Из всех «ана» то, которое заслуживает стоять в первых рядах печатной лжи, — это «Сегрезиана». Оно было составлено переписчиком Сегре, одним из его слуг, и было напечатано спустя долгое время после смерти хозяина. «Менажиана», пересмотренная Ла Моннуа, — единственное, которое содержит что-то поучительное.
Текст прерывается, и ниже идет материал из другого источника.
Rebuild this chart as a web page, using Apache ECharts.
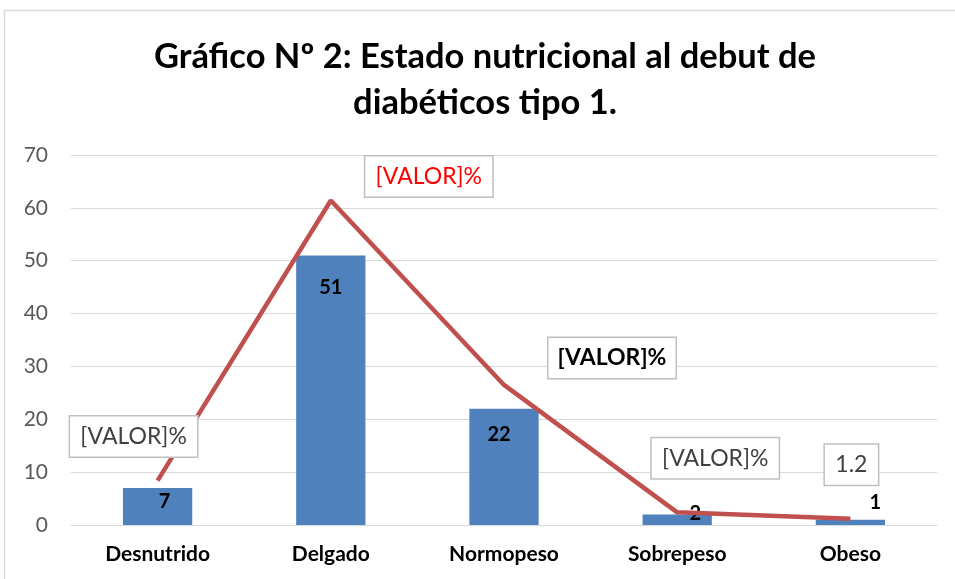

Нет ничего более обычного, чем находить в наших новых сборниках старые остроты, приписываемые нашим современникам, или надписи и эпиграммы, написанные на определенных принцев, примененные к другим.
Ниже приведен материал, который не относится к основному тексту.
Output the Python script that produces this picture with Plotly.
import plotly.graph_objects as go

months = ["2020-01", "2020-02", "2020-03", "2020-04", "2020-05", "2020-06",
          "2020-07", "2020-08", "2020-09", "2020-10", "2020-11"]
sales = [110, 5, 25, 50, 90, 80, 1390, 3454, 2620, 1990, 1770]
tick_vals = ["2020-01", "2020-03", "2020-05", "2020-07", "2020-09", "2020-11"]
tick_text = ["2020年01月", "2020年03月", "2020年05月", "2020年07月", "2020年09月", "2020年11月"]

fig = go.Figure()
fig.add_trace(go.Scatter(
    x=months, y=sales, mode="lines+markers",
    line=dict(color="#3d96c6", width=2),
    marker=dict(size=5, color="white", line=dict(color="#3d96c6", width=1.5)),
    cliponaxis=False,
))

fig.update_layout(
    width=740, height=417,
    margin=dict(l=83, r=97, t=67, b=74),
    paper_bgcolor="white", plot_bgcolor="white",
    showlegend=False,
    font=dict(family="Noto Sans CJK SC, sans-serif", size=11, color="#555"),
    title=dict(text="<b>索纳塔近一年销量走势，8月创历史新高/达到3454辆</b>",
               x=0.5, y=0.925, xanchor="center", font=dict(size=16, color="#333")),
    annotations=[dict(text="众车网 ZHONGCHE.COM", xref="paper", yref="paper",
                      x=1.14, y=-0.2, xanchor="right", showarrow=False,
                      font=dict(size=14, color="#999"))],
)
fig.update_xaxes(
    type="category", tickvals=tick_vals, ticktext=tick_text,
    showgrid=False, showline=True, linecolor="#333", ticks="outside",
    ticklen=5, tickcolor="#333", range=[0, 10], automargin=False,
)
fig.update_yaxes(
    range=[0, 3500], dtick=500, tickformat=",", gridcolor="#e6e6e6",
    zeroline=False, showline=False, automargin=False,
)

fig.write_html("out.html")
Нам рассказывают в «Философской и политической истории торговли в обеих Индиях», что когда голландцы изгнали португальцев из Малакки, голландский капитан спросил португальского коменданта, когда он вернется; на что тот ответил: «Когда ваши грехи станут больше наших». Этот ответ ранее приписывался англичанину во времена Карла VII Французского, а до них — сарацинскому эмиру на Сицилии; в конце концов, это ответ скорее капуцина, чем политика; не потому, что французы были большими грешниками, чем англичане, последние лишили их Канады.
Автор этой же истории серьезно излагает маленькую историю, придуманную Стилом и вставленную в «Спектатор»; и хочет выдать ее за одну из реальных причин войны между англичанами и дикарями. Сказка, которую Стил противопоставляет гораздо более приятной истории об эфесской вдове, такова и призвана доказать, что мужчины не более постоянны, чем женщины; но у Петрония эфесская матрона выказывает лишь забавную и простительную слабость; в то время как купец Инкл в «Спектаторе» виновен в самой ужасной неблагодарности: «Этот молодой путешественник Инкл находится на грани того, чтобы быть захваченным карибами на континенте Америки, без указания места или повода. Ярико, хорошенькая карибская девушка, спасает ему жизнь и в конце концов бежит с ним на Барбадос. Как только они прибывают, Инкл идет и продает свою благодетельницу на невольничьем рынке. "Неблагодарный и варвар! — говорит Ярико. — Продашь ли ты меня, когда я беременна от тебя?" — "Беременна! — ответил английский купец. — Тем лучше; я получу за тебя больше!"» И это преподносится нам как правдивая история и как причина долгой войны.